Sky’s number of satellite TV subscribers fell to 705,652 at the end of June, down 33,800 over the year, and since the end of 2015, it has lost 154,813 satellite subscribers, a drop of 18%. Satellite subscribers are the core group of customers for the company. Sky also has just over 79,000 OTT subscribers (non-subscribers who buy one off passes to watch sport and other programs). Unlike Australia where Foxtel and News blames the sports anti-siphoning list for its weak performance so far as subscriber numbers are concerned, Sky TV has control of NZ broadcasts of the All Blacks, which should be like printing money. But clearly it isn’t. Profit dropped 20% to $NZ114 million on a 3.7% fall in revenue to $NZ893 million.
The weak results confirm why Sky wanted to merge with Vodafone NZ, a deal that was knocked off by the country’s competition regulators. Both companies decided to challenge that ruling, then dropped it for no apparent reason, despite talking up their chances of reversing it.
Co-incidentally Vodafone NZ revealed its 2016-17 results on Monday, reporting a $NZ40 million which was better than the $NZ18 million loss from the previous year. But the improvement was due to a $NZ36 million cut in financing costs (interest and fees) after the UK parent injected more money into the company and reduced the interest rate the NZ arm pays the parent on internal loans.
That is a classic way of shifting profits by multi-nationals. Interestingly, Foxtel has a similar structure with shareholder loans from News and Telstra.
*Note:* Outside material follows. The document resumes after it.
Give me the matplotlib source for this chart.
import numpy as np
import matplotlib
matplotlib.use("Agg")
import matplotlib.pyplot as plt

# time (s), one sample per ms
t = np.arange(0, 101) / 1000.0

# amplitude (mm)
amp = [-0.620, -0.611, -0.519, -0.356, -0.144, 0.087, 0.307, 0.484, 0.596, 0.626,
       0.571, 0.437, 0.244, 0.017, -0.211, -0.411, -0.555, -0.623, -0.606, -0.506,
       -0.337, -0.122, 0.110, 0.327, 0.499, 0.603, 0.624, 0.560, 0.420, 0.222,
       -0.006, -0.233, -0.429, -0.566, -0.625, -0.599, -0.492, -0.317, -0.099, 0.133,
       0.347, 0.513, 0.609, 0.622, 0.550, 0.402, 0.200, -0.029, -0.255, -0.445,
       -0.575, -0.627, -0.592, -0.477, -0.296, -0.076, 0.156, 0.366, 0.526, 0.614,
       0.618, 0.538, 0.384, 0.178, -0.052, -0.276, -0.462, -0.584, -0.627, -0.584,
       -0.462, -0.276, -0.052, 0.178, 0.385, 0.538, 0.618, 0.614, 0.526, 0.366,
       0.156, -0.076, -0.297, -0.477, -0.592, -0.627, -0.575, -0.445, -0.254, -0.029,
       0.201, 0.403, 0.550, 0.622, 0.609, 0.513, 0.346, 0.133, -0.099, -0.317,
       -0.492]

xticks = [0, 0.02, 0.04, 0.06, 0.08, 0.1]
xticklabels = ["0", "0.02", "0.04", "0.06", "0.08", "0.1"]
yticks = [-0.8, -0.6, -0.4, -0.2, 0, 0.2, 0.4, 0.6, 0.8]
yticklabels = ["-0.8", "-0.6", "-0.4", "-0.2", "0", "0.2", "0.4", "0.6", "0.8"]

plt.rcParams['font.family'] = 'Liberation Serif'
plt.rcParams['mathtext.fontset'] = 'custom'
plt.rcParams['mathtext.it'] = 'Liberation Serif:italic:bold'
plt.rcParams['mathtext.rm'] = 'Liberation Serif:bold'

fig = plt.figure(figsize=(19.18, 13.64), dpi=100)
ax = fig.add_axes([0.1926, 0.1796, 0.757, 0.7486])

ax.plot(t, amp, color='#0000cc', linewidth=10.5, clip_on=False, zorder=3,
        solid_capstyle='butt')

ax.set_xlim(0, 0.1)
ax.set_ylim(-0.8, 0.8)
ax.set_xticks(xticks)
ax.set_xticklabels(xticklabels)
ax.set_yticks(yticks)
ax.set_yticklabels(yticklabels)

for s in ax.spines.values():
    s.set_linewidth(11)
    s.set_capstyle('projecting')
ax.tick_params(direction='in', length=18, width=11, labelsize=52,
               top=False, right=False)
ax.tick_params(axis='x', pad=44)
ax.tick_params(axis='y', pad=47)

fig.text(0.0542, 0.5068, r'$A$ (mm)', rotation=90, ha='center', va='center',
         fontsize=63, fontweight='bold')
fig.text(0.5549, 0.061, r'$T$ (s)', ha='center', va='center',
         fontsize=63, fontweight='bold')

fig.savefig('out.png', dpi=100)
Those loans totalled $962 million at June 30, up from the $902 million at the end of June 2016 – a figure that had remained constant from when the money was used to help finance the takeover of Austar in 2012. That loan had a high interest rate of 12%, cut to 1.5% in June 2016 as Foxtel’s finances worsened. The higher 12% rate used to see $108 million distributed to News and Telstra, as well as regular distributions from cash flows.
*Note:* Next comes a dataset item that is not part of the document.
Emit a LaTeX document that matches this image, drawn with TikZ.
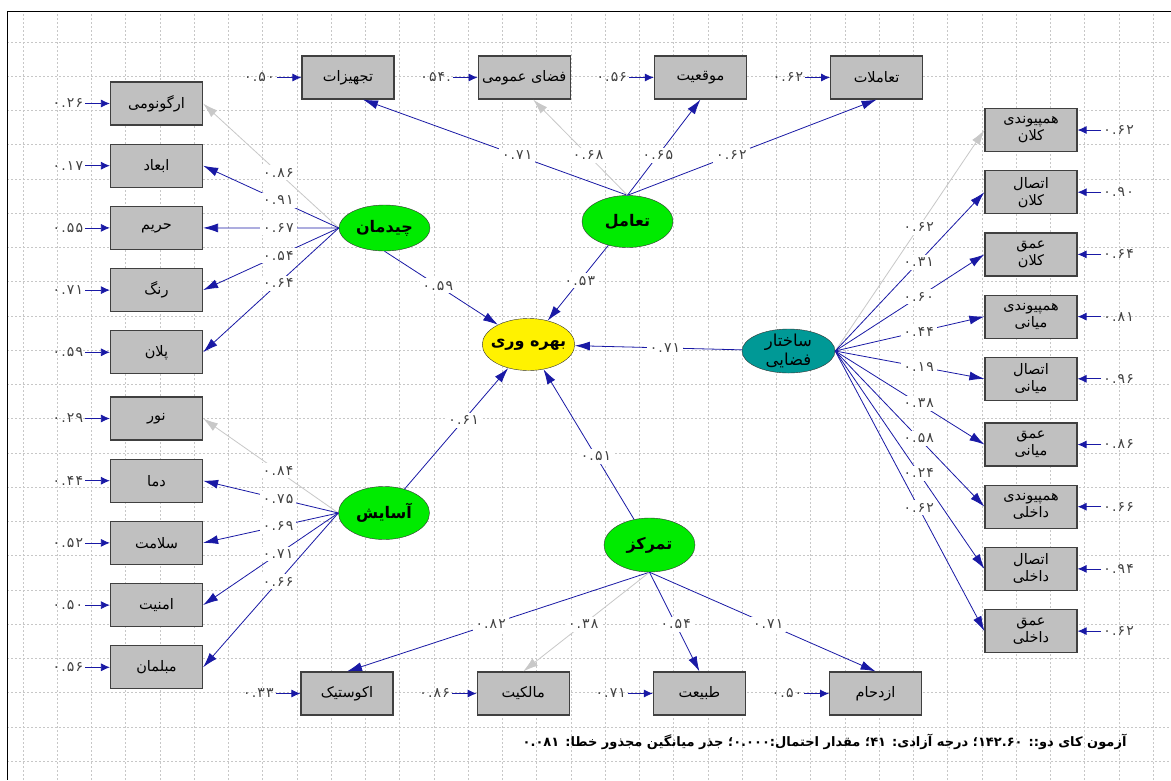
\documentclass[tikz,border=0pt]{standalone}
\usepackage{fontspec}
\usepackage{xcolor}
\usepackage{tikz}
\usetikzlibrary{shapes.geometric, arrows.meta, positioning}
\TeXXeTstate=1
\newfontfamily\arabicfont[Script=Arabic]{DejaVu Sans}
\newfontfamily\numfont[LetterSpace=8]{DejaVu Sans}
\newcommand{\fatxt}[1]{\beginR #1\endR}
\definecolor{lisblue}{RGB}{25,25,165}
\definecolor{boxgray}{RGB}{192,192,192}
\definecolor{latgreen}{RGB}{0,235,0}
\definecolor{latteal}{RGB}{0,153,150}
\definecolor{fixgray}{RGB}{200,200,200}

\begin{document}
\begin{tikzpicture}[
    x=1pt, y=-1pt,
    node distance=18pt and 83pt,
    obs/.style={draw=black!75, line width=1.2pt, fill=boxgray, minimum width=92pt, minimum height=43pt, inner sep=0pt, align=center, font=\arabicfont\fontsize{14.5}{17}\selectfont},
    lat/.style={draw=black!80, ellipse, fill=latgreen, minimum width=91pt, minimum height=52pt, inner sep=-5pt, align=center, font=\arabicfont\bfseries\fontsize{16}{18}\selectfont},
    err/.style={inner sep=2pt, text=black!75, font=\numfont\fontsize{14}{16}\selectfont},
    lbl/.style={fill=white, inner sep=3pt, text=black!75, font=\numfont\fontsize{14}{16}\selectfont},
    arrow/.style={draw=lisblue, line width=0.8pt, -{Latex[length=15pt,width=9pt]}},
    fixed/.style={draw=fixgray, line width=0.8pt, -{Latex[length=15pt,width=9pt]}},
    errarrow/.style={draw=lisblue, line width=0.8pt, -{Latex[length=9pt,width=8pt]}},
    gridline/.style={draw=black!22, line width=0.7pt, dash pattern=on 2pt off 2pt}
]
\useasboundingbox (0,0) rectangle (1171,780);
\fill[white] (0,0) rectangle (1171,780);

% background grid and frame
\draw[gridline, shift={(23,42)}] (-16,-31) grid[step=34.25pt] (1148,738);
\draw[line width=1pt] (1171,11) -- (7,11) -- (7,780);

% latent variables
\node (bahre) [lat, fill=yellow] at (528.5,344.5) {\fatxt{بهره وری}};
\node (chidman) [lat, minimum height=46pt] at (384.5,228) {\fatxt{چیدمان}};
\node (taamol) [lat] at (627.5,221.5) {\fatxt{تعامل}};
\node (asayesh) [lat, minimum height=53pt] at (384,513) {\fatxt{آسایش}};
\node (tamarkoz) [lat, minimum height=54pt] at (649.5,545) {\fatxt{تمرکز}};
\node (saxtar) [lat, fill=latteal, minimum width=93pt, minimum height=44pt, inner sep=-9pt, font=\arabicfont\fontsize{16.5}{19}\selectfont] at (788.5,351) {\fatxt{ساختار}\\\fatxt{فضایی}};

% left column
\node (ergo) [obs] at (156.5,103.5) {\fatxt{ارگونومی}};
\node (abad) [obs, below=of ergo] {\fatxt{ابعاد}};
\node (harim) [obs, below=of abad] {\fatxt{حریم}};
\node (rang) [obs, below=of harim] {\fatxt{رنگ}};
\node (plan) [obs, below=of rang] {\fatxt{پلان}};
\node (noor) [obs, below=22pt of plan] {\fatxt{نور}};
\node (dama) [obs, below=of noor] {\fatxt{دما}};
\node (salamat) [obs, below=of dama] {\fatxt{سلامت}};
\node (amniat) [obs, below=of salamat] {\fatxt{امنیت}};
\node (mobl) [obs, below=of amniat] {\fatxt{مبلمان}};

% top row
\node (tajhiz) [obs] at (348,77.5) {\fatxt{تجهیزات}};
\node (fazaumumi) [obs, right=of tajhiz] {\fatxt{فضای عمومی}};
\node (mowqe) [obs, right=of fazaumumi] {\fatxt{موقعیت}};
\node (taamolat) [obs, right=of mowqe] {\fatxt{تعاملات}};

% right column
\node (hamkalan) [obs] at (1031,130) {\fatxt{همپیوندی}\\\fatxt{کلان}};
\node (etkalan) [obs, below=of hamkalan] {\fatxt{اتصال}\\\fatxt{کلان}};
\node (omkalan) [obs, below=of etkalan] {\fatxt{عمق}\\\fatxt{کلان}};
\node (hammiani) [obs, below=of omkalan] {\fatxt{همپیوندی}\\\fatxt{میانی}};
\node (etmiani) [obs, below=of hammiani] {\fatxt{اتصال}\\\fatxt{میانی}};
\node (ommiani) [obs, below=21.5pt of etmiani] {\fatxt{عمق}\\\fatxt{میانی}};
\node (hamdakheli) [obs, below=of ommiani] {\fatxt{همپیوندی}\\\fatxt{داخلی}};
\node (etdakheli) [obs, below=of hamdakheli] {\fatxt{اتصال}\\\fatxt{داخلی}};
\node (omdakheli) [obs, below=of etdakheli] {\fatxt{عمق}\\\fatxt{داخلی}};

% bottom row
\node (acoustic) [obs] at (347,693.5) {\fatxt{اکوستیک}};
\node (malekiat) [obs, right=of acoustic] {\fatxt{مالکیت}};
\node (tabiat) [obs, right=of malekiat] {\fatxt{طبیعت}};
\node (ezdeham) [obs, right=of tabiat] {\fatxt{ازدحام}};

% error terms
\node (eergo) [err] at ([xshift=-42pt]ergo.west) {۰.۲۶};
\node (eabad) [err] at ([xshift=-42pt]abad.west) {۰.۱۷};
\node (eharim) [err] at ([xshift=-42pt]harim.west) {۰.۵۵};
\node (erang) [err] at ([xshift=-42pt]rang.west) {۰.۷۱};
\node (eplan) [err] at ([xshift=-42pt]plan.west) {۰.۵۹};
\node (enoor) [err] at ([xshift=-42pt]noor.west) {۰.۲۹};
\node (edama) [err] at ([xshift=-42pt]dama.west) {۰.۴۴};
\node (esalamat) [err] at ([xshift=-42pt]salamat.west) {۰.۵۲};
\node (eamniat) [err] at ([xshift=-42pt]amniat.west) {۰.۵۰};
\node (emobl) [err] at ([xshift=-42pt]mobl.west) {۰.۵۶};
\node (etajhiz) [err] at ([xshift=-42pt]tajhiz.west) {۰.۵۰};
\node (efazaumumi) [err] at ([xshift=-42pt]fazaumumi.west) {۰۵۴.};
\node (emowqe) [err] at ([xshift=-42pt]mowqe.west) {۰.۵۶};
\node (etaamolat) [err] at ([xshift=-42pt]taamolat.west) {۰.۶۲};
\node (eacoustic) [err] at ([xshift=-42pt]acoustic.west) {۰.۳۳};
\node (emalekiat) [err] at ([xshift=-42pt]malekiat.west) {۰.۸۶};
\node (etabiat) [err] at ([xshift=-42pt]tabiat.west) {۰.۷۱};
\node (eezdeham) [err] at ([xshift=-42pt]ezdeham.west) {۰.۵۰};
\node (ehamkalan) [err] at ([xshift=41pt]hamkalan.east) {۰.۶۲};
\node (eetkalan) [err] at ([xshift=41pt]etkalan.east) {۰.۹۰};
\node (eomkalan) [err] at ([xshift=41pt]omkalan.east) {۰.۶۴};
\node (ehammiani) [err] at ([xshift=41pt]hammiani.east) {۰.۸۱};
\node (eetmiani) [err] at ([xshift=41pt]etmiani.east) {۰.۹۶};
\node (eommiani) [err] at ([xshift=41pt]ommiani.east) {۰.۸۶};
\node (ehamdakheli) [err] at ([xshift=41pt]hamdakheli.east) {۰.۶۶};
\node (eetdakheli) [err] at ([xshift=41pt]etdakheli.east) {۰.۹۴};
\node (eomdakheli) [err] at ([xshift=41pt]omdakheli.east) {۰.۶۲};

\draw[errarrow] (eergo) -- (ergo);
\draw[errarrow] (eabad) -- (abad);
\draw[errarrow] (eharim) -- (harim);
\draw[errarrow] (erang) -- (rang);
\draw[errarrow] (eplan) -- (plan);
\draw[errarrow] (enoor) -- (noor);
\draw[errarrow] (edama) -- (dama);
\draw[errarrow] (esalamat) -- (salamat);
\draw[errarrow] (eamniat) -- (amniat);
\draw[errarrow] (emobl) -- (mobl);
\draw[errarrow] (etajhiz) -- (tajhiz);
\draw[errarrow] (efazaumumi) -- (fazaumumi);
\draw[errarrow] (emowqe) -- (mowqe);
\draw[errarrow] (etaamolat) -- (taamolat);
\draw[errarrow] (eacoustic) -- (acoustic);
\draw[errarrow] (emalekiat) -- (malekiat);
\draw[errarrow] (etabiat) -- (tabiat);
\draw[errarrow] (eezdeham) -- (ezdeham);
\draw[errarrow] (ehamkalan) -- (hamkalan);
\draw[errarrow] (eetkalan) -- (etkalan);
\draw[errarrow] (eomkalan) -- (omkalan);
\draw[errarrow] (ehammiani) -- (hammiani);
\draw[errarrow] (eetmiani) -- (etmiani);
\draw[errarrow] (eommiani) -- (ommiani);
\draw[errarrow] (ehamdakheli) -- (hamdakheli);
\draw[errarrow] (eetdakheli) -- (etdakheli);
\draw[errarrow] (eomdakheli) -- (omdakheli);

% loadings
\draw[fixed] (chidman.west) -- node[lbl, pos=0.445] {۰.۸۶} (ergo.east);
\draw[arrow] (chidman.west) -- node[lbl, pos=0.445] {۰.۹۱} (abad.east);
\draw[arrow] (chidman.west) -- node[lbl, pos=0.445] {۰.۶۷} (harim.east);
\draw[arrow] (chidman.west) -- node[lbl, pos=0.445] {۰.۵۴} (rang.east);
\draw[arrow] (chidman.west) -- node[lbl, pos=0.445] {۰.۶۴} (plan.east);

\draw[fixed] (asayesh.west) -- node[lbl, pos=0.445] {۰.۸۴} (noor.east);
\draw[arrow] (asayesh.west) -- node[lbl, pos=0.445] {۰.۷۵} (dama.east);
\draw[arrow] (asayesh.west) -- node[lbl, pos=0.445] {۰.۶۹} (salamat.east);
\draw[arrow] (asayesh.west) -- node[lbl, pos=0.445] {۰.۷۱} (amniat.east);
\draw[arrow] (asayesh.west) -- node[lbl, pos=0.445] {۰.۶۶} (mobl.east);

\draw[arrow] (taamol.north) -- node[lbl, pos=0.417] {۰.۷۱} ([xshift=15pt]tajhiz.south);
\draw[fixed] (taamol.north) -- node[lbl, pos=0.417] {۰.۶۸} ([xshift=9pt]fazaumumi.south);
\draw[arrow] (taamol.north) -- node[lbl, pos=0.417] {۰.۶۵} (mowqe.south);
\draw[arrow] (taamol.north) -- node[lbl, pos=0.417] {۰.۶۲} (taamolat.south);

\draw[arrow] (tamarkoz.south) -- node[lbl, pos=0.525] {۰.۸۲} (acoustic.north);
\draw[fixed] (tamarkoz.south) -- node[lbl, pos=0.525] {۰.۳۸} (malekiat.north);
\draw[arrow] (tamarkoz.south) -- node[lbl, pos=0.525] {۰.۵۴} (tabiat.north);
\draw[arrow] (tamarkoz.south) -- node[lbl, pos=0.525] {۰.۷۱} (ezdeham.north);

\draw[fixed] (saxtar.east) -- node[lbl, pos=0.56] {۰.۶۲} (hamkalan.west);
\draw[arrow] (saxtar.east) -- node[lbl, pos=0.56] {۰.۳۱} (etkalan.west);
\draw[arrow] (saxtar.east) -- node[lbl, pos=0.56] {۰.۶۰} (omkalan.west);
\draw[arrow] (saxtar.east) -- node[lbl, pos=0.56] {۰.۴۴} (hammiani.west);
\draw[arrow] (saxtar.east) -- node[lbl, pos=0.56] {۰.۱۹} (etmiani.west);
\draw[arrow] (saxtar.east) -- node[lbl, pos=0.56] {۰.۳۸} (ommiani.west);
\draw[arrow] (saxtar.east) -- node[lbl, pos=0.56] {۰.۵۸} (hamdakheli.west);
\draw[arrow] (saxtar.east) -- node[lbl, pos=0.56] {۰.۲۴} (etdakheli.west);
\draw[arrow] (saxtar.east) -- node[lbl, pos=0.56] {۰.۶۲} (omdakheli.west);

% structural paths
\draw[arrow] (chidman.south) -- node[lbl, pos=0.47] {۰.۵۹} (bahre);
\draw[arrow] (taamol) -- node[lbl, pos=0.47] {۰.۵۳} (bahre);
\draw[arrow] (saxtar) -- node[lbl, pos=0.46] {۰.۷۱} (bahre);
\draw[arrow] (asayesh) -- node[lbl, pos=0.57] {۰.۶۱} (bahre);
\draw[arrow] (tamarkoz) -- node[lbl, pos=0.42] {۰.۵۱} (bahre);

\node (stats) [anchor=east, font=\arabicfont\bfseries\fontsize{13}{15}\selectfont] at (1130,742) {\fatxt{آزمون کای دو:: \beginL ۱۴۲.۶۰\endL{}؛ درجه آزادی: \beginL ۴۱\endL{}؛ مقدار احتمال:\beginL ۰.۰۰۰\endL{}؛ جذر میانگین مجذور خطا: \beginL ۰.۰۸۱\endL{}}};

\end{tikzpicture}
\end{document}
But in the year to June 30,2017 (when the new 10.5% rate applied), Foxtel only paid $35 million in total to News and Telstra, with the other $59 million of interested capitalised and added to the loan, pushing the amount owed up to $962 million. Foxtel also abandoned distributions to both shareholders – three years ago those distributions had totalled $250 million.
It seems the financial pressures on Pay TV are similar on both sides of the Tasman.
News and Telstra want to break up their ownership structure with News selling Fox Sports into Foxtel and taking a 65% stake (with Telstra holding the remaining 35%).
Telstra wants to quit its stake in Foxtel and it wouldn’t surprise if its 35% stake is floated off to the market, perhaps with some of News’ holding.